We need to be focused on the cost of living and not hypothetical changes to constitution.

Even former coalition Attorney-General, George Brandis, called it:

… as mad an idea as I have heard in a long time.

Within 12 hours of Mr Dutton doubling down on that idea, Liberal MPs were being told internally that they shouldn't mention Mr Dutton's referendum anymore.

This was all capped off by the shadow Treasurer's train-wreck interview on Insiders just last weekend, where he repeatedly refused to say how much their nuclear policy would cost. He didn't know their migration policy, their energy policy or their defence policy. You can see why he refused to debate the Treasurer when he folded like a deck chair under a gentle line of questioning from David Speers. This past month was a warning to all Australians of what's to come if Peter Dutton ever gets the keys to the Lodge: no policy, no vision and no economic plan—not one that he's going to share with you, but one that he's got waiting for you if are to elect him. He has said there will be $350 billion worth of cuts to services that he won't tell you about until after the election. Other than his $350 billion worth of cuts to essential services and his $10 billion for taxpayer funded lunches for bosses, Mr Dutton has announced not one other policy.

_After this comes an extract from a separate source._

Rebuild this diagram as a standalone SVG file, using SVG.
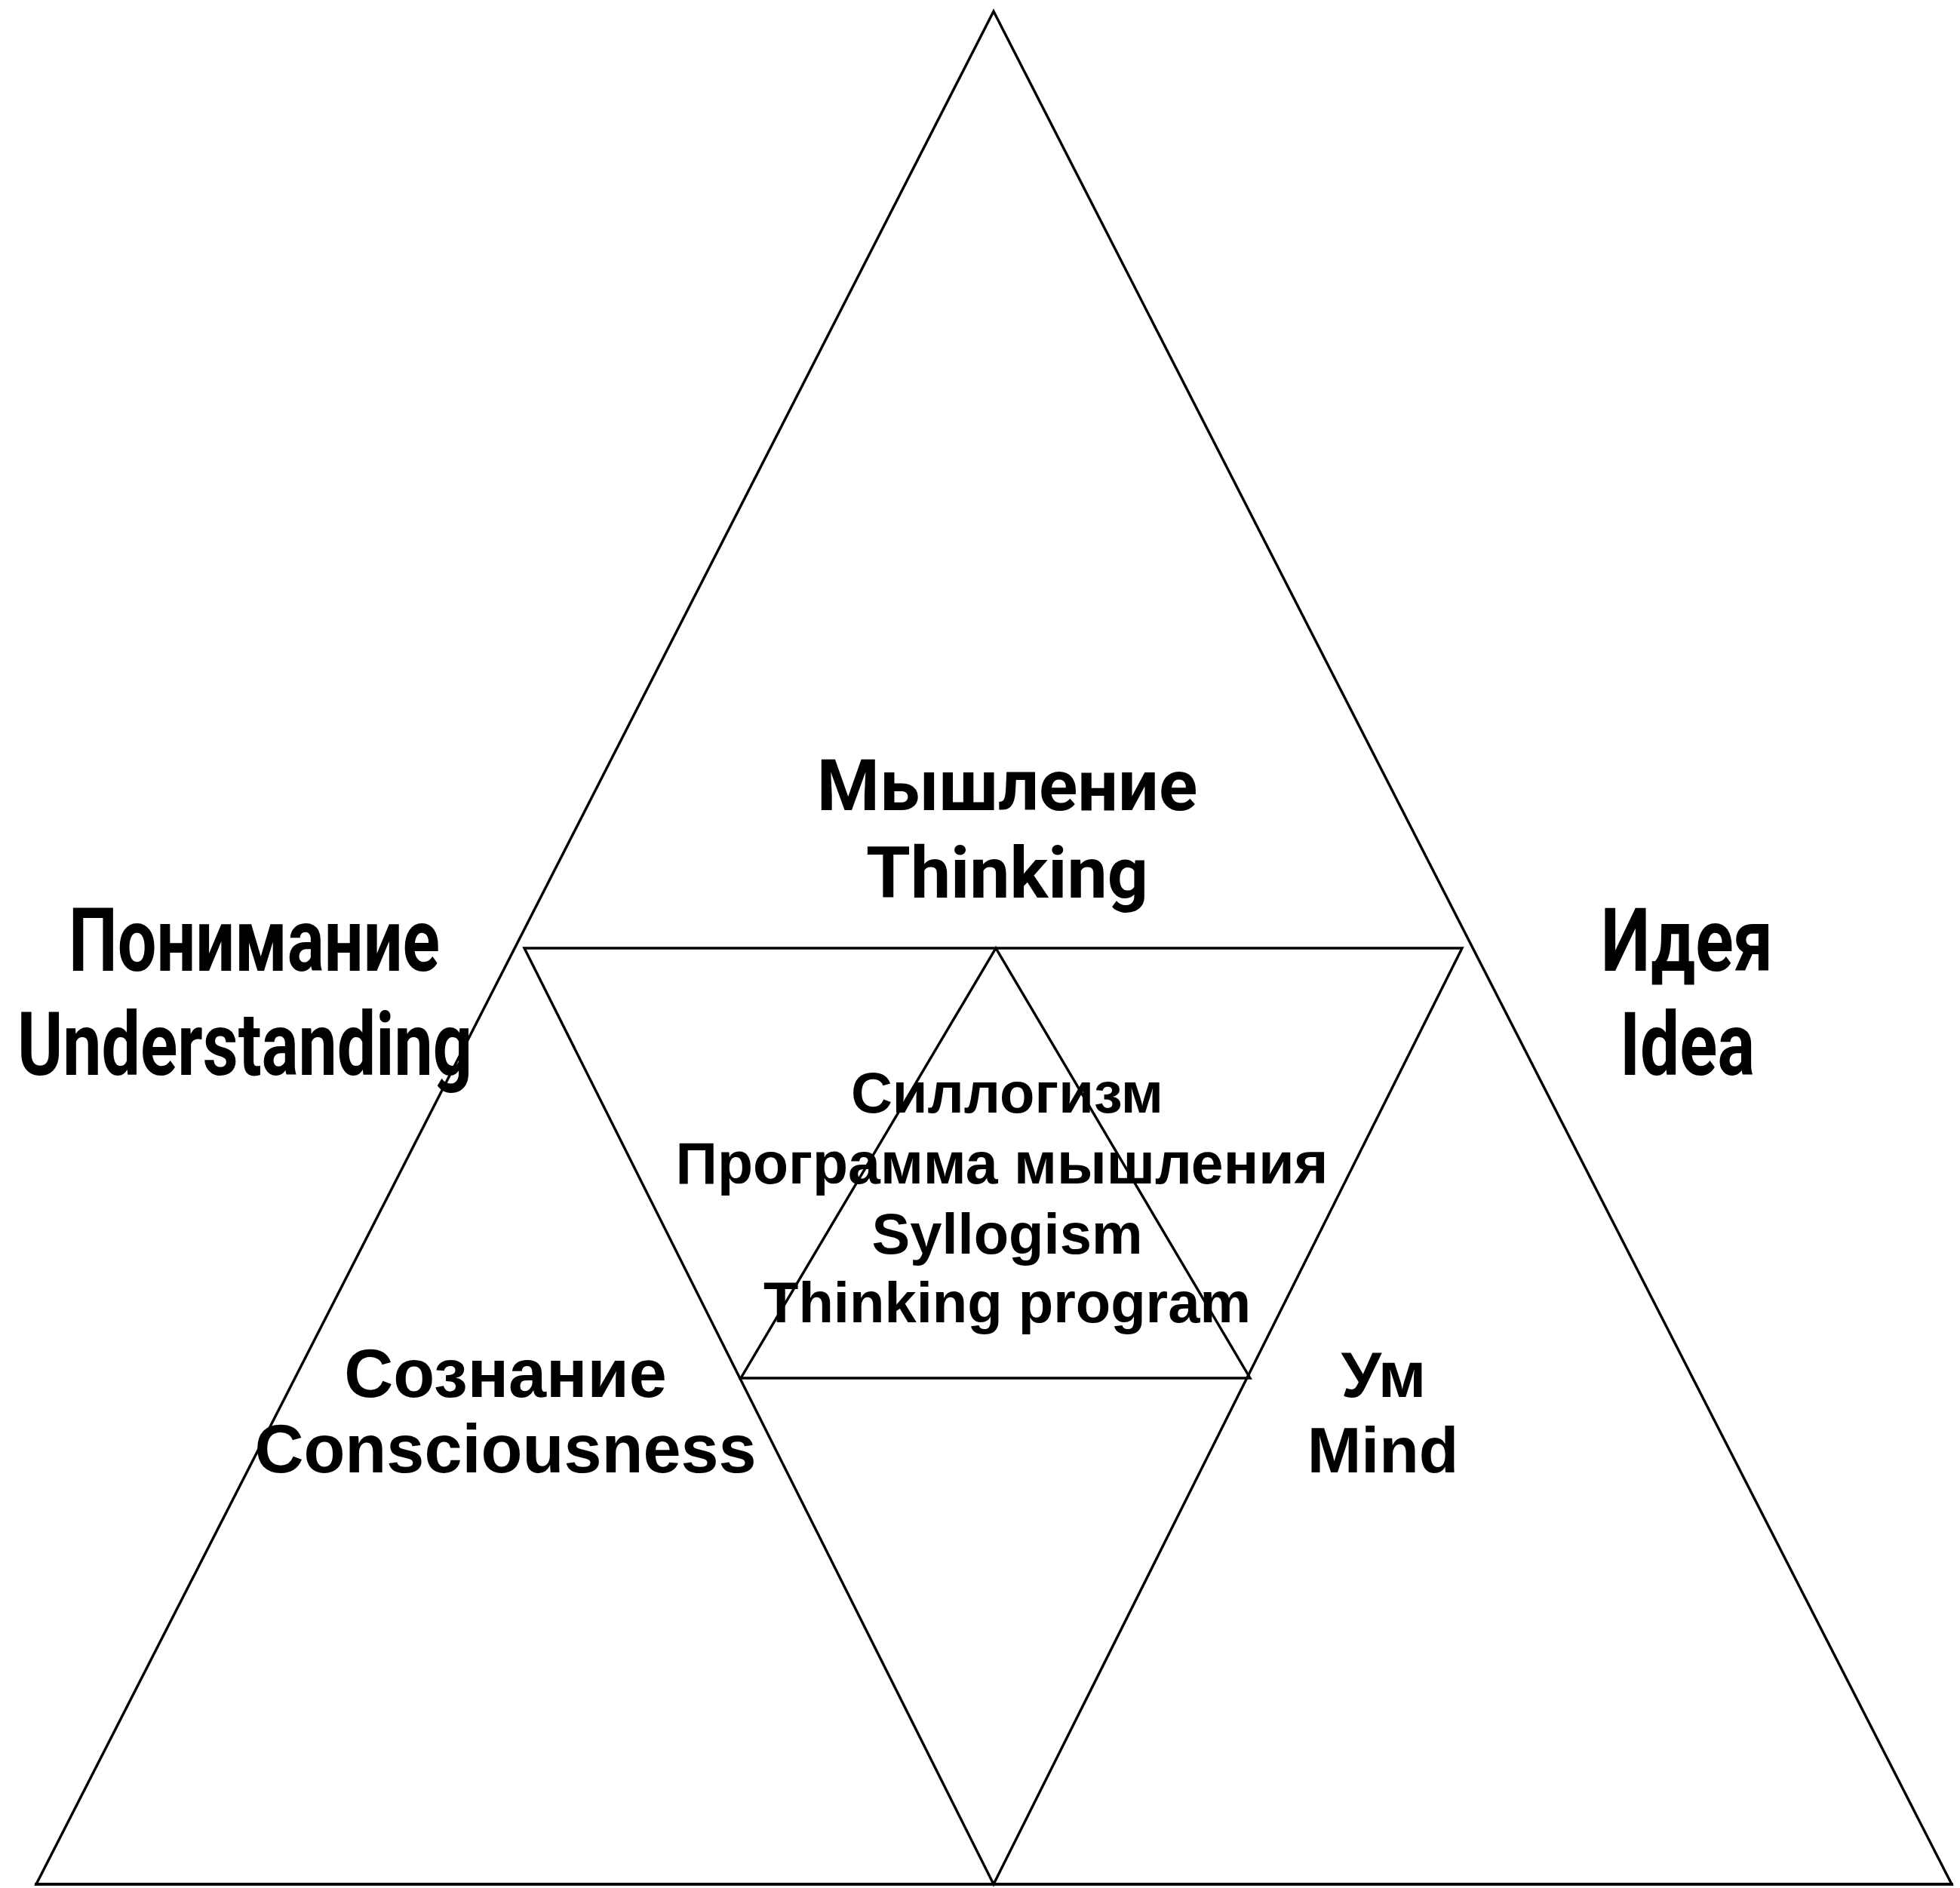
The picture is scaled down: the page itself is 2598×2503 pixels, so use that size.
<svg xmlns="http://www.w3.org/2000/svg" width="2598" height="2503" viewBox="0 0 2598 2503">
<style>
.ln{fill:none;stroke:#000;stroke-width:3.4;stroke-linejoin:miter}
.big{font-family:Roboto,"Liberation Sans",sans-serif;font-weight:bold;fill:#000;text-anchor:middle}
.cond{font-family:Roboto,"Liberation Sans",sans-serif;font-weight:bold;fill:#000;font-size:117px}
.mid{font-family:"Liberation Sans",Arial,sans-serif;font-weight:bold;fill:#000;text-anchor:middle}
</style>
<rect width="2598" height="2503" fill="#fff"/>
<g id="connectors">
<polygon class="ln" points="1317,15 2587,2498 48,2498"/>
<polygon class="ln" points="695,1257 1938,1257 1317,2498"/>
<polygon class="ln" points="1320,1257 1657,1827 982,1827"/>
<line class="ln" x1="46" y1="2498" x2="2589" y2="2498" stroke-width="4.5"/>
</g>
<g id="thinking">
<text class="big" x="1335" y="1074" font-size="95">Мышление</text>
<text class="big" x="1335" y="1190" font-size="95">Thinking</text>
</g>
<g id="understanding">
<text class="cond" x="91" y="1287" textLength="492" lengthAdjust="spacingAndGlyphs">Понимание</text>
<text class="cond" x="23" y="1425" textLength="603" lengthAdjust="spacingAndGlyphs">Understanding</text>
</g>
<g id="idea">
<text class="cond" x="2122" y="1287" textLength="228" lengthAdjust="spacingAndGlyphs">Идея</text>
<text class="cond" x="2147" y="1425" textLength="179" lengthAdjust="spacingAndGlyphs">Idea</text>
</g>
<g id="syllogism">
<text class="mid" x="1335" y="1475" font-size="76">Силлогизм</text>
<text class="mid" x="1328" y="1569" font-size="77">Программа мышления</text>
<text class="mid" x="1335" y="1662" font-size="76">Syllogism</text>
<text class="mid" x="1335" y="1753" font-size="76">Thinking program</text>
</g>
<g id="consciousness">
<text class="mid" x="670" y="1852" font-size="90">Сознание</text>
<text class="mid" x="670" y="1952" font-size="90">Consciousness</text>
</g>
<g id="mind">
<text class="mid" x="1834" y="1852" font-size="86">Ум</text>
<text class="mid" x="1833" y="1952" font-size="86">Mind</text>
</g>
</svg>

The shadow minister for finance, Jane Hume, has said—and Peter Dutton has also said—that people will be forced back into the office five days per week because, and I quote:

It has become a right that is creating inefficiency.

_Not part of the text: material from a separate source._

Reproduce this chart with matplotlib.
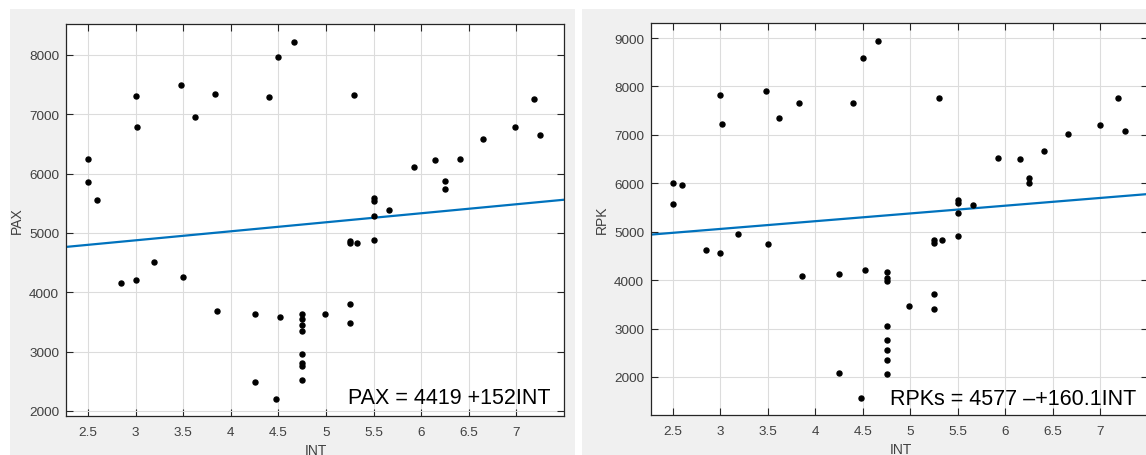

She then cited a study from Stanford University to support her claim. If she had actually bothered to read the report, she would have seen that it said, and I quote: 'Working from home one or two days a week improves productivity.' Can you believe it? It's taken three years for them to come up with a single policy that's based on a report they didn't even read, let alone understand. There has been massive blowback against this because of the negative impact, especially on working parents and women. Then, when Mr Dutton was asked about this, he said—and this is a clanger—and I quote: 'There are plenty of job-sharing arrangements.' How tone-deaf can you be?

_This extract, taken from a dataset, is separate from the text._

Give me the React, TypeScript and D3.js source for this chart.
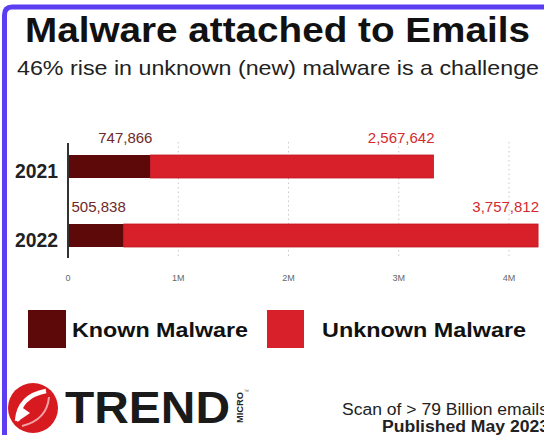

Mr Dutton thinks that, if a working parent can't be in the office five days per week, they should just go back to working part time. He wants to go back to the days of old when many women were forced to drop out of the workforce when they had to have a child. It's just shocking. But it gets worse. Their policy will supposedly only apply to public sector workers at first. But we all know big business will follow their lead and demand everyone else back to work five days a week. New data reveals that one in three working Australians work at least one day per week from home, 320,000 people work partially from home because of caring responsibilities and 600,000 people work partially from home to save time and money from commuting. So those one in three workers are saving almost $5,000 a year on transport, parking and other savings. That is how much you'll be worse off each year if Mr Dutton gets to fulfil his dream of killing off work from home.

Whether it's his cuts to Medicare and energy bill relief or his policy of ending working from home, everything Mr Dutton says or does takes money out of the pockets of Aussie families and puts it in the pockets of his paymasters, the billionaires like Gina Rinehart and Justin Hemmes. When Peter Dutton makes cuts to please his donors, it's Australians who pay.